This day in history: November 14
1732: The Library Company of Philadelphia signed a contract with its first librarian.
Founded by Benjamin Franklin and friends in November 1731, the library enrolled members for a fee of forty shillings but had to wait for books to arrive from England before beginning full operation.
Many subscription libraries—founded to benefit academies, colleges, and other groups—were established from the late seventeenth through the nineteenth centuries. The Library Company of Philadelphia grew out of the needs of the Leather Apron Club, also known as the “Junto,” of which Franklin was a member. In addition to exchanging business information, these merchants discussed politics and natural philosophy, contributing to their requirements for books to satisfy their widespread interests. Volumes were purchased with the annual contributions of shareholders, building a more comprehensive library than any individual could afford.

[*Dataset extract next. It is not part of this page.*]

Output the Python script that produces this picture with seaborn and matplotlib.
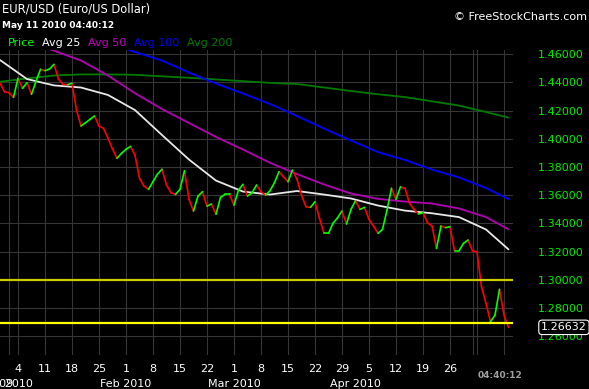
import pandas as pd
import numpy as np
import matplotlib
matplotlib.use("Agg")
import matplotlib.pyplot as plt
import matplotlib.transforms as mtransforms
import seaborn as sns

# EUR/USD daily bars (6 bars per week, Sunday session included), Jan 1 - May 11 2010
price = [
    1.4394, 1.4334, 1.4327, 1.4294, 1.4429, 1.4358, 1.4398, 1.4316, 1.4408, 1.4493,
    1.4483, 1.4495, 1.4528, 1.4422, 1.4387, 1.4384, 1.4394, 1.4204, 1.4091, 1.4114,
    1.4138, 1.4162, 1.4091, 1.4074, 1.4004, 1.3928, 1.3862, 1.3897, 1.3926, 1.3946,
    1.3885, 1.3720, 1.3665, 1.3642, 1.3696, 1.3750, 1.3784, 1.3672, 1.3618, 1.3606,
    1.3642, 1.3774, 1.3571, 1.3488, 1.3594, 1.3625, 1.3523, 1.3538, 1.3465, 1.3585,
    1.3606, 1.3606, 1.3530, 1.3637, 1.3677, 1.3594, 1.3617, 1.3672, 1.3625, 1.3601,
    1.3632, 1.3689, 1.3767, 1.3731, 1.3696, 1.3779, 1.3713, 1.3601, 1.3518, 1.3514,
    1.3554, 1.3436, 1.3330, 1.3330, 1.3401, 1.3440, 1.3488, 1.3396, 1.3500, 1.3561,
    1.3500, 1.3514, 1.3429, 1.3382, 1.3330, 1.3358, 1.3495, 1.3649, 1.3571, 1.3660,
    1.3649, 1.3543, 1.3500, 1.3467, 1.3476, 1.3405, 1.3382, 1.3223, 1.3382, 1.3370,
    1.3377, 1.3206, 1.3206, 1.3259, 1.3282, 1.3206, 1.3199, 1.2951, 1.2833, 1.2703,
    1.2750, 1.2933, 1.2750, 1.26632,
]

# moving averages read at every 6th bar (plus last bar)
ma_bars = [0, 6, 12, 18, 24, 30, 36, 42, 48, 54, 60, 66, 72, 78, 84, 90, 96, 102, 108, 113]
avg25 = [1.4559, 1.4424, 1.4379, 1.4364, 1.4311, 1.4204, 1.4027, 1.3853, 1.3704, 1.3626,
         1.3605, 1.3630, 1.3605, 1.3577, 1.3527, 1.3491, 1.3472, 1.3445, 1.3357, 1.3216]
avg50 = [1.4780, 1.4690, 1.4625, 1.4555, 1.4449, 1.4323, 1.4211, 1.4112, 1.4013, 1.3924,
         1.3830, 1.3750, 1.3676, 1.3612, 1.3574, 1.3555, 1.3541, 1.3506, 1.3445, 1.3358]
avg100 = [1.4940, 1.4870, 1.4807, 1.4743, 1.4680, 1.4616, 1.4555, 1.4470, 1.4392, 1.4321,
          1.4247, 1.4162, 1.4073, 1.3988, 1.3906, 1.3850, 1.3782, 1.3726, 1.3651, 1.3573]
avg200 = [1.4405, 1.4428, 1.4449, 1.4457, 1.4457, 1.4454, 1.4443, 1.4433, 1.4421, 1.4409,
          1.4397, 1.4389, 1.4364, 1.4339, 1.4316, 1.4296, 1.4266, 1.4236, 1.4190, 1.4150]

levels = [1.30, 1.2695]
last_price = "1.26632"

week_ticks = [4, 10, 16, 22, 28, 34, 40, 46, 52, 58, 64, 70, 76, 82, 88, 94, 100, 106, 112]
week_labels = ["4", "11", "18", "25", "1", "8", "15", "22", "1", "8", "15", "22", "29",
               "5", "12", "19", "26", "", ""]
month_lines = [2, 105]
month_pos = [-3, 2, 28, 52, 79]
month_labels = ["Dec 2009", "Jan 2010", "Feb 2010", "Mar 2010", "Apr 2010"]
y_ticks = [1.26, 1.28, 1.30, 1.32, 1.34, 1.36, 1.38, 1.40, 1.42, 1.44, 1.46]

W, H = 589, 389
sns.set_theme(style="dark", rc={"axes.facecolor": "black", "figure.facecolor": "black",
                                "grid.color": "#363636", "grid.linewidth": 0.8})
plt.rcParams["font.family"] = ["DejaVu Sans"]

fig = plt.figure(figsize=(W / 100, H / 100), dpi=100)
ax = fig.add_axes([0, 34 / H, 513 / W, 305 / H])

# moving averages
ma_df = pd.concat([
    pd.DataFrame({"bar": ma_bars, "value": v, "series": name})
    for name, v in [("Avg 200", avg200), ("Avg 100", avg100), ("Avg 50", avg50), ("Avg 25", avg25)]
])
ma_colors = {"Avg 200": "#007a00", "Avg 100": "#0000ff", "Avg 50": "#b400b4", "Avg 25": "#e8e8e8"}
sns.lineplot(data=ma_df, x="bar", y="value", hue="series", palette=ma_colors,
             estimator=None, legend=False, linewidth=1.3, ax=ax)

# price, green when rising, red when falling
rows = []
for i in range(len(price) - 1):
    d = "up" if price[i + 1] >= price[i] else "down"
    rows.append((i, d, i, price[i]))
    rows.append((i, d, i + 1, price[i + 1]))
seg_df = pd.DataFrame(rows, columns=["seg", "dir", "bar", "value"])
sns.lineplot(data=seg_df, x="bar", y="value", hue="dir", units="seg", estimator=None,
             palette={"up": "#00ff00", "down": "#ff0000"}, legend=False,
             linewidth=1.2, sort=False, ax=ax)

ax.axhline(levels[0], color="#cccc00", lw=1.6, zorder=4)
ax.axhline(levels[1], color="#ffff00", lw=1.6, zorder=4)

ax.set_xlim(0, 114)
ax.set_ylim(1.2467, 1.4630)
ax.set_xlabel("")
ax.set_ylabel("")
for s in ax.spines.values():
    s.set_visible(False)

ax.set_xticks(week_ticks)
ax.set_xticklabels(week_labels)
ax.set_xticks(month_lines, minor=True)
ax.grid(True, which="both", axis="x", color="#363636", lw=0.8)
ax.grid(True, which="major", axis="y", color="#363636", lw=0.8)
ax.tick_params(axis="x", which="both", length=0, pad=6.5, labelsize=8, labelcolor="white")

ax.yaxis.tick_right()
ax.set_yticks(y_ticks)
ax.set_yticklabels([f"{v:.5f}" for v in y_ticks])
ax.tick_params(axis="y", length=0, pad=18, labelsize=8, labelcolor="#00ee00")

trans = mtransforms.blended_transform_factory(ax.transData, ax.transAxes)
for p, lab in zip(month_pos, month_labels):
    ax.text(p, -0.094, lab, transform=trans, ha="center", va="center",
            color="white", fontsize=8, clip_on=False)

trans_y = mtransforms.blended_transform_factory(ax.transAxes, ax.transData)
ax.text(541 / 513, float(last_price), last_price, transform=trans_y, ha="left", va="center",
        color="white", fontsize=8, clip_on=False, zorder=10,
        bbox=dict(boxstyle="round,pad=0.2,rounding_size=0.3", fc="black", ec="white", lw=0.8))

# header texts
fig.text(2 / W, 1 - 9 / H, "EUR/USD (Euro/US Dollar)", color="white", fontsize=8.3, va="center")
fig.text(2 / W, 1 - 25 / H, "May 11 2010 04:40:12", color="white", fontsize=6.5,
         fontweight="bold", va="center")
fig.text(587 / W, 1 - 17 / H, "\u00a9 FreeStockCharts.com", color="white", fontsize=8,
         ha="right", va="center")
legend_items = [("Price", "#00ff00", 8), ("Avg 25", "white", 42), ("Avg 50", "#c000c0", 88),
                ("Avg 100", "#0000ff", 134), ("Avg 200", "#007a00", 187)]
for lab, col, px in legend_items:
    fig.text(px / W, 1 - 43 / H, lab, color=col, fontsize=8, va="center")
fig.text(500 / W, 1 - 375 / H, "04:40:12", color="#a0a0a0", fontsize=6.5,
         fontweight="bold", ha="center", va="center")

fig.savefig("out.png", dpi=100, facecolor="black")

Directors of the Library Company made their holdings available to the first Continental Congress when it convened in Philadelphia in September 1774. Their offer is recorded in the Journals of the Continental Congress, 1774-1789:
Extract from minutes of the directors of the Library Company of Philadelphia, dated August 31st.,—directed to the President, was read, as follows:
Upon motion, ordered,
That the Librarian furnish the gentlemen, who are to meet in Congress, with the use of such Books as they may have occasion for, during their sitting, taking a receipt for them.
By order of the Directors,
(Signed) William Attmore, Sec’y.
Ordered, That the thanks of the Congress be returned to the Directors of the Library Company of Philadelphia, for their obliging order.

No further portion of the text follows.